Outro exemplo de manobra de "tapetão": usar o FMI como alavanca para vencer resistências do novo governo à Alca (Área de Livre Comércio das Américas). Ressalte-se que não há nenhuma base jurídica para vincular essas duas negociações. Não há nada nos estatutos do FMI que o autorize a induzir ou forçar países submetidos a seus programas de ajuste a participar de áreas de livre comércio, uniões aduaneiras ou outros esquemas comerciais regionais. Na prática, contudo, há risco considerável de que uma eventual tentativa do governo Lula de defender com mais vigor os interesses do país no âmbito da Alca possa repercutir de forma desfavorável nas sucessivas revisões e desembolsos previstos no acordo com o FMI.
Em suma, por essas e outras razões, é fundamental que o novo governo trabalhe sistematicamente para se tornar independente dos conselhos e auxílios do Fundo.

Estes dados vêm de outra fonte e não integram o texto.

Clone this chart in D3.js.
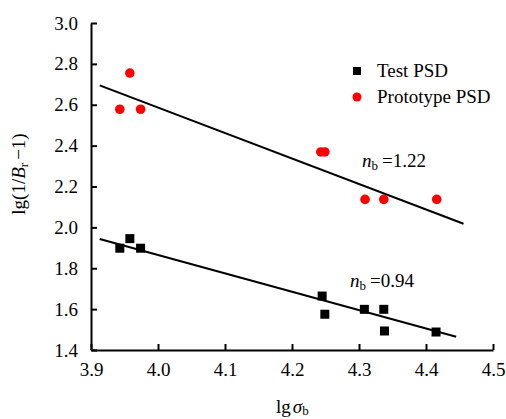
<!DOCTYPE html>
<html>
<head>
<meta charset="utf-8">
<script src="https://cdn.jsdelivr.net/npm/d3@7"></script>
<style>
  body { margin: 0; background: #fff; }
  svg text { font-family: "Liberation Serif", "Times New Roman", "DejaVu Serif", serif !important; fill: #000; }
</style>
</head>
<body>
<div id="chart"></div>
<script>
// data
var testX = [3.943, 3.958, 3.974, 4.245, 4.249, 4.308, 4.337, 4.338, 4.415];
var testY = [1.898, 1.945, 1.898, 1.664, 1.575, 1.599, 1.599, 1.493, 1.488];
var protoX = [3.943, 3.958, 3.974, 4.243, 4.249, 4.309, 4.337, 4.416];
var protoY = [2.578, 2.755, 2.578, 2.369, 2.369, 2.137, 2.137, 2.137];
var testFitX = [3.913, 4.445];
var testFitY = [1.943, 1.465];
var protoFitX = [3.913, 4.456];
var protoFitY = [2.695, 2.018];
var xTicks = [3.9, 4.0, 4.1, 4.2, 4.3, 4.4, 4.5];
var yTicks = [1.4, 1.6, 1.8, 2.0, 2.2, 2.4, 2.6, 2.8, 3.0];

var W = 506, H = 419;
var m = {top: 23, right: 13, bottom: 69, left: 91};
var FS = 19;

var svg = d3.select("#chart").append("svg").attr("width", W).attr("height", H)
  .attr("font-family", "Liberation Serif, serif");
var x = d3.scaleLinear().domain([3.9, 4.5]).range([m.left, W - m.right]);
var y = d3.scaleLinear().domain([1.4, 3.0]).range([H - m.bottom, m.top]);

var xAxis = svg.append("g").attr("transform", "translate(0," + (H - m.bottom) + ")")
  .call(d3.axisBottom(x).tickValues(xTicks).tickFormat(d3.format(".1f")).tickSizeInner(-6).tickSizeOuter(0).tickPadding(13));
var yAxis = svg.append("g").attr("transform", "translate(" + m.left + ",0)")
  .call(d3.axisLeft(y).tickValues(yTicks).tickFormat(d3.format(".1f")).tickSizeInner(-6).tickSizeOuter(0).tickPadding(13));
[xAxis, yAxis].forEach(function(a) {
  a.attr("font-family", null).attr("font-size", null);
  a.select(".domain").attr("stroke", "#000").attr("stroke-width", 2);
  a.selectAll(".tick line").attr("stroke", "#000").attr("stroke-width", 2);
  a.selectAll(".tick text").attr("font-size", FS);
});

// fitted lines
var line = d3.line().x(function(d) { return x(d[0]); }).y(function(d) { return y(d[1]); });
svg.append("path").datum(d3.zip(protoFitX, protoFitY)).attr("d", line)
  .attr("fill", "none").attr("stroke", "#000").attr("stroke-width", 2);
svg.append("path").datum(d3.zip(testFitX, testFitY)).attr("d", line)
  .attr("fill", "none").attr("stroke", "#000").attr("stroke-width", 2);

// points
var sq = 9;
svg.append("g").selectAll("rect").data(d3.zip(testX, testY)).enter().append("rect")
  .attr("x", function(d) { return x(d[0]) - sq / 2; })
  .attr("y", function(d) { return y(d[1]) - sq / 2; })
  .attr("width", sq).attr("height", sq).attr("fill", "#000");
svg.append("g").selectAll("circle").data(d3.zip(protoX, protoY)).enter().append("circle")
  .attr("cx", function(d) { return x(d[0]); })
  .attr("cy", function(d) { return y(d[1]); })
  .attr("r", 4.8).attr("fill", "#ff0000");

// legend
var lg = svg.append("g").attr("transform", "translate(357,71)");
lg.append("rect").attr("x", -4).attr("y", -4).attr("width", 8).attr("height", 8).attr("fill", "#000");
lg.append("text").attr("x", 20).attr("y", 6).attr("font-size", FS).text("Test PSD");
lg.append("circle").attr("cx", 0).attr("cy", 26).attr("r", 4.5).attr("fill", "#ff0000");
lg.append("text").attr("x", 20).attr("y", 32).attr("font-size", FS).text("Prototype PSD");

// annotations
function nb(px, py, val) {
  var t = svg.append("text").attr("x", px).attr("y", py).attr("font-size", FS);
  t.append("tspan").attr("font-style", "italic").text("n");
  t.append("tspan").attr("font-size", 13).attr("dy", 3).text("b");
  t.append("tspan").attr("dy", -3).attr("dx", 4).text("=" + val);
}
nb(362, 167, "1.22");
nb(350, 287, "0.94");

// axis titles
var xt = svg.append("text").attr("x", 276).attr("y", 413).attr("font-size", FS);
xt.append("tspan").text("lg");
xt.append("tspan").attr("font-style", "italic").attr("dx", 2).text("σ");
xt.append("tspan").attr("font-size", 13).attr("dy", 2).text("b");

var yt = svg.append("text").attr("transform", "translate(25,174) rotate(-90)")
  .attr("text-anchor", "middle").attr("font-size", FS);
yt.append("tspan").text("lg(1/");
yt.append("tspan").attr("font-style", "italic").text("B");
yt.append("tspan").attr("font-size", 13).attr("dy", 3).text("r");
yt.append("tspan").attr("dy", -3).attr("dx", 3).text("\u22121)");
</script>
</body>
</html>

Trata-se, fundamentalmente, de gerar um superávit substancial em moeda estrangeira. Não é nada fácil, reconheço. Mas não é impossível.
"Chegou a hora dessa gente bronzeada mostrar seu valor!"


Paulo Nogueira Batista Jr., 47, economista, pesquisador visitante do Instituto de Estudos Avançados da USP e professor da FGV-EAESP, escreve às quintas-feiras nesta coluna. É autor do livro "A Economia como Ela É..." (Boitempo Editorial, 3ª edição, 2002).